Tonight I had a moment at the gym. The kind of moment I haven’t had in years….but
also the kind of moment I have been longing for. I had spent a good hour and a half pushing
myself…Hard…Harder than I have in a long while, and was walking over to get a
towel to wipe down the my equipment, when I caught a glimpse of myself in the
mirror. Now normally I try to avoid the
mirrors at the gym at all cost. I
already feel pretty self-conscious there….surrounded by all the skinny people….that
the last thing I want is to be reminded of my puffy, red-faced, huffing and
puffing self! Yet tonight, something
happened when I looked in that mirror…..it’s like my eyes connected with the
eyes of my reflection and I was able to see deep down inside of myself….and
what I saw….was a fighter!
Over the past
several years I have felt pretty bad about myself.
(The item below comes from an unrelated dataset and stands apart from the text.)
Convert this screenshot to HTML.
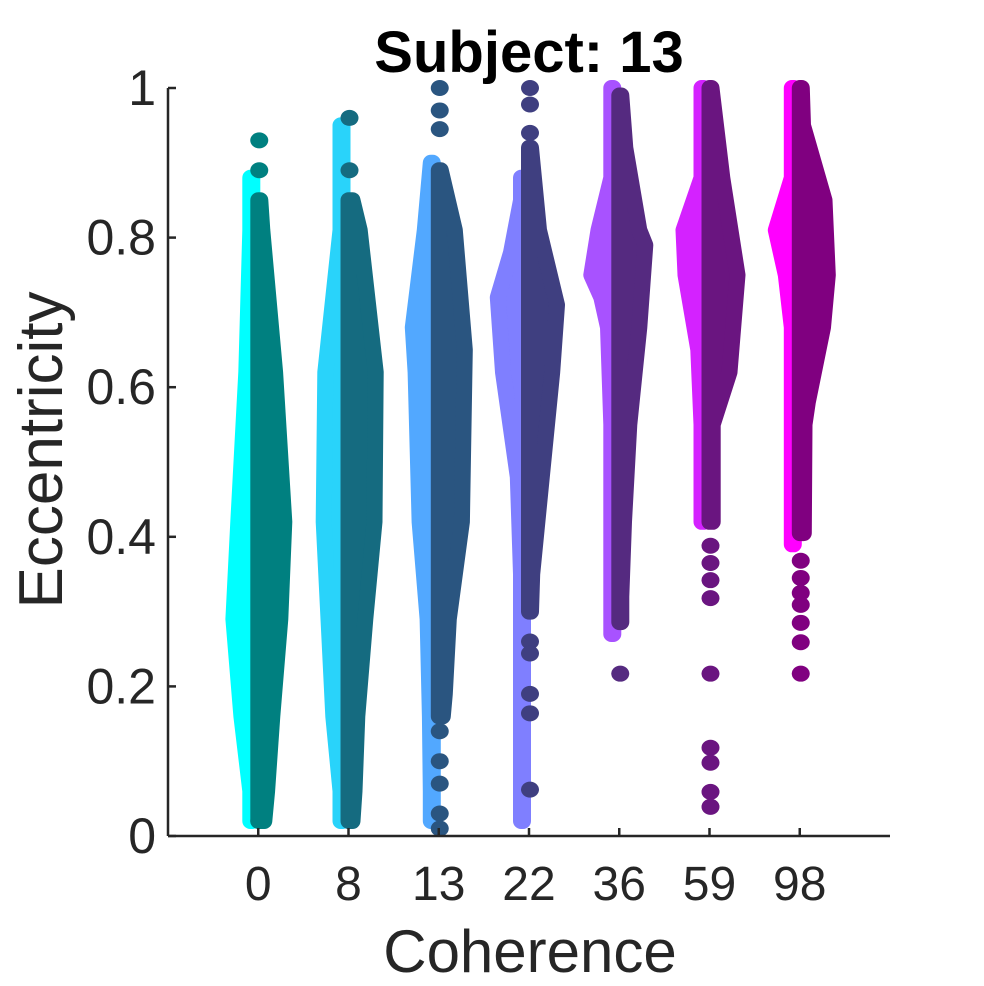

I’ve had moments where I’ve been able to
convince myself that I can do it….but ultimately I’d relent to the fact that I’m
pretty much a failure. I have tried so
hard to become who I once was, that I’ve pretty much been frustrated over and over
again with the reality that I just don’t believe in myself anymore.
But tonight….tonight
when I looked in that mirror…. I saw the girl who lost 130lbs….the girl who can
run for hours without stopping…the girl who faced her fears and jumped out of a
plane! It’s been a long time since I’ve seen her…and tonight I found that girl
inside of myself again! I don’t know why
that switch flipped in me or why it happened tonight, or why it happened at
such a strange moment! But tonight I saw
the fighter in me awaken and the competitor in me rise up! I’m not doing this to prove anything to
anyone….to get anyone to notice me…..or even to win some sort of prize. I’m taking my life back again…and tonight I realized
once again I have the power to do just that!